The records underneath are to be repeated exactly, with the pictures left out.

┏━━

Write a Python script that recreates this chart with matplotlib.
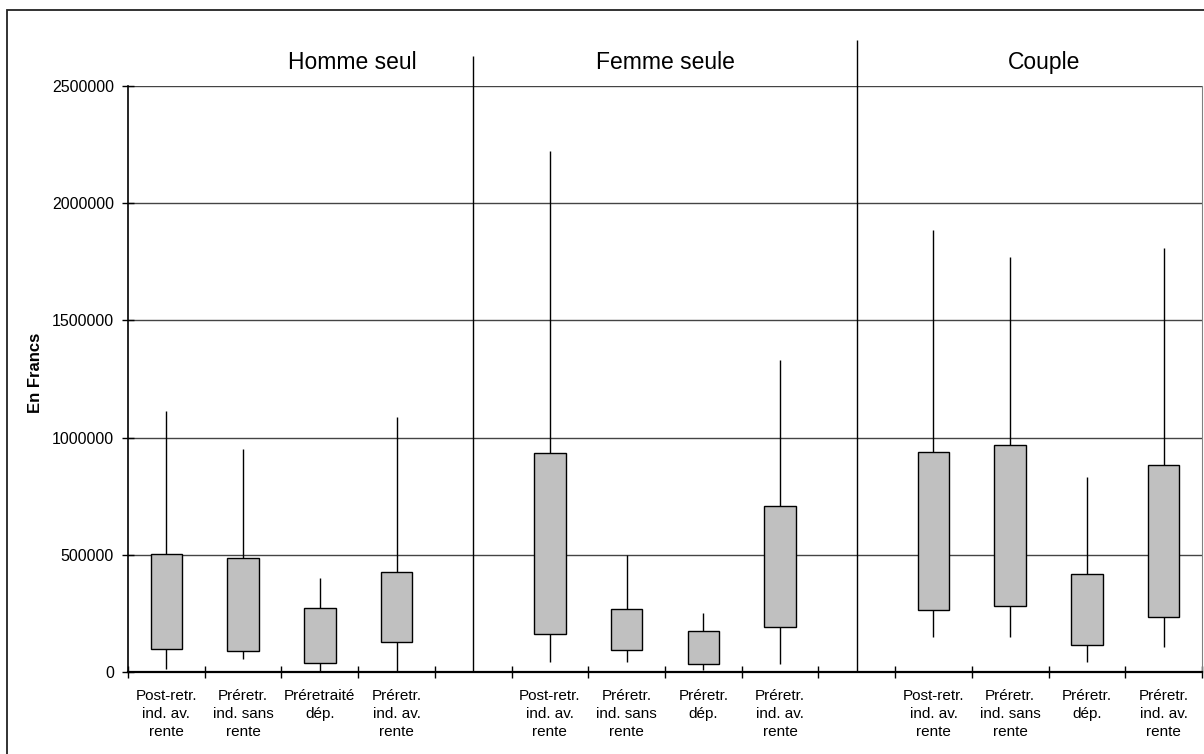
import matplotlib
matplotlib.use("Agg")
import matplotlib.pyplot as plt
from matplotlib.patches import Rectangle
from matplotlib.ticker import StrMethodFormatter

plt.rcParams['font.family'] = ['Liberation Sans', 'DejaVu Sans']

groups = ["Homme seul", "Femme seule", "Couple"]
tick_labels = [
    ["Post-retr.\nind. av.\nrente", "Préretr.\nind. sans\nrente", "Préretraité\ndép.", "Préretr.\nind. av.\nrente"],
    ["Post-retr.\nind. av.\nrente", "Préretr.\nind. sans\nrente", "Préretr.\ndép.", "Préretr.\nind. av.\nrente"],
    ["Post-retr.\nind. av.\nrente", "Préretr.\nind. sans\nrente", "Préretr.\ndép.", "Préretr.\nind. av.\nrente"],
]
# min / Q1 / Q3 / max per category, one row per group
lows = [
    [11000, 54000, 5000, 5000],
    [41000, 41000, 9000, 35000],
    [148000, 148000, 41000, 105000],
]
q1s = [
    [97000, 91000, 40000, 128000],
    [162000, 95000, 35000, 194000],
    [265000, 283000, 115000, 233000],
]
q3s = [
    [502000, 487000, 272000, 428000],
    [933000, 268000, 176000, 707000],
    [939000, 968000, 419000, 881000],
]
highs = [
    [1113000, 952000, 401000, 1089000],
    [2223000, 500000, 252000, 1329000],
    [1887000, 1771000, 832000, 1808000],
]

fig = plt.figure(figsize=(12.04, 7.54), dpi=100)
ax = fig.add_axes([128 / 1204, 1 - 672 / 754, 1074 / 1204, (672 - 86) / 754])

centers, labels = [], []
for g in range(3):
    for i in range(4):
        x = g * 5 + i + 0.5
        centers.append(x)
        labels.append(tick_labels[g][i])
        ax.vlines(x, lows[g][i], highs[g][i], color='black', lw=1, zorder=2)
        ax.bar(x, q3s[g][i] - q1s[g][i], bottom=q1s[g][i], width=0.41,
               color='#c0c0c0', edgecolor='black', linewidth=1, zorder=3)

ax.set_xlim(0, 14)
ax.set_ylim(0, 2500000)
ax.set_yticks(range(0, 2500001, 500000))
ax.yaxis.set_major_formatter(StrMethodFormatter("{x:.0f}"))
ax.yaxis.grid(True, color='#444444', lw=1, zorder=0)
ax.set_axisbelow(True)

ax.set_xticks(range(0, 15))
ax.set_xticklabels([])
ax.set_xticks(centers, minor=True)
ax.set_xticklabels(labels, minor=True, fontsize=11, linespacing=1.4)
ax.tick_params(axis='x', which='major', direction='inout', length=8, width=1)
ax.tick_params(axis='x', which='minor', length=0, pad=12)
ax.tick_params(axis='y', direction='inout', length=8, width=1, labelsize=11.5, pad=6)

ax.spines['top'].set_visible(False)
ax.spines['right'].set_color('#808080')
ax.spines['left'].set_linewidth(1.2)
ax.spines['bottom'].set_linewidth(1.6)

ax.set_ylabel("En Francs", fontsize=12, fontweight='bold')
ax.yaxis.set_label_coords(-0.079, 0.51)

# group separators and titles
ax.vlines(4.5, 0, 2630000, color='black', lw=1, clip_on=False)
ax.vlines(9.5, 0, 2695000, color='black', lw=1, clip_on=False)
for g, tx in zip(groups, [2.92, 7.0, 11.94]):
    ax.text(tx, 2600000, g, ha='center', va='center', fontsize=16.5, clip_on=False)

fig.patches.append(Rectangle((7 / 1204, -0.02), 1.02, 1 - 10 / 754 + 0.02,
                             transform=fig.transFigure, fill=False,
                             edgecolor='#222222', lw=1.3))

fig.savefig("out.png", dpi=100)
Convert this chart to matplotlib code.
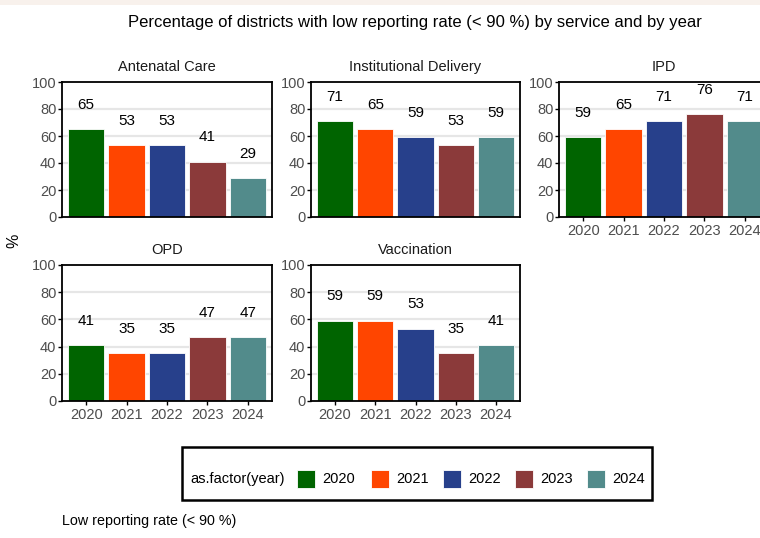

┗━━

# Output below
Write a Python script that recreates this chart with matplotlib.
import matplotlib
matplotlib.use("Agg")
import matplotlib.pyplot as plt
from matplotlib.patches import Rectangle
from matplotlib.ticker import StrMethodFormatter

plt.rcParams['font.family'] = ['Liberation Sans', 'DejaVu Sans']

groups = ["Homme seul", "Femme seule", "Couple"]
tick_labels = [
    ["Post-retr.\nind. av.\nrente", "Préretr.\nind. sans\nrente", "Préretraité\ndép.", "Préretr.\nind. av.\nrente"],
    ["Post-retr.\nind. av.\nrente", "Préretr.\nind. sans\nrente", "Préretr.\ndép.", "Préretr.\nind. av.\nrente"],
    ["Post-retr.\nind. av.\nrente", "Préretr.\nind. sans\nrente", "Préretr.\ndép.", "Préretr.\nind. av.\nrente"],
]
# min / Q1 / Q3 / max per category, one row per group
lows = [
    [11000, 54000, 5000, 5000],
    [41000, 41000, 9000, 35000],
    [148000, 148000, 41000, 105000],
]
q1s = [
    [97000, 91000, 40000, 128000],
    [162000, 95000, 35000, 194000],
    [265000, 283000, 115000, 233000],
]
q3s = [
    [502000, 487000, 272000, 428000],
    [933000, 268000, 176000, 707000],
    [939000, 968000, 419000, 881000],
]
highs = [
    [1113000, 952000, 401000, 1089000],
    [2223000, 500000, 252000, 1329000],
    [1887000, 1771000, 832000, 1808000],
]

fig = plt.figure(figsize=(12.04, 7.54), dpi=100)
ax = fig.add_axes([128 / 1204, 1 - 672 / 754, 1074 / 1204, (672 - 86) / 754])

centers, labels = [], []
for g in range(3):
    for i in range(4):
        x = g * 5 + i + 0.5
        centers.append(x)
        labels.append(tick_labels[g][i])
        ax.vlines(x, lows[g][i], highs[g][i], color='black', lw=1, zorder=2)
        ax.bar(x, q3s[g][i] - q1s[g][i], bottom=q1s[g][i], width=0.41,
               color='#c0c0c0', edgecolor='black', linewidth=1, zorder=3)

ax.set_xlim(0, 14)
ax.set_ylim(0, 2500000)
ax.set_yticks(range(0, 2500001, 500000))
ax.yaxis.set_major_formatter(StrMethodFormatter("{x:.0f}"))
ax.yaxis.grid(True, color='#444444', lw=1, zorder=0)
ax.set_axisbelow(True)

ax.set_xticks(range(0, 15))
ax.set_xticklabels([])
ax.set_xticks(centers, minor=True)
ax.set_xticklabels(labels, minor=True, fontsize=11, linespacing=1.4)
ax.tick_params(axis='x', which='major', direction='inout', length=8, width=1)
ax.tick_params(axis='x', which='minor', length=0, pad=12)
ax.tick_params(axis='y', direction='inout', length=8, width=1, labelsize=11.5, pad=6)

ax.spines['top'].set_visible(False)
ax.spines['right'].set_color('#808080')
ax.spines['left'].set_linewidth(1.2)
ax.spines['bottom'].set_linewidth(1.6)

ax.set_ylabel("En Francs", fontsize=12, fontweight='bold')
ax.yaxis.set_label_coords(-0.079, 0.51)

# group separators and titles
ax.vlines(4.5, 0, 2630000, color='black', lw=1, clip_on=False)
ax.vlines(9.5, 0, 2695000, color='black', lw=1, clip_on=False)
for g, tx in zip(groups, [2.92, 7.0, 11.94]):
    ax.text(tx, 2600000, g, ha='center', va='center', fontsize=16.5, clip_on=False)

fig.patches.append(Rectangle((7 / 1204, -0.02), 1.02, 1 - 10 / 754 + 0.02,
                             transform=fig.transFigure, fill=False,
                             edgecolor='#222222', lw=1.3))

fig.savefig("out.png", dpi=100)
Convert this chart to matplotlib code.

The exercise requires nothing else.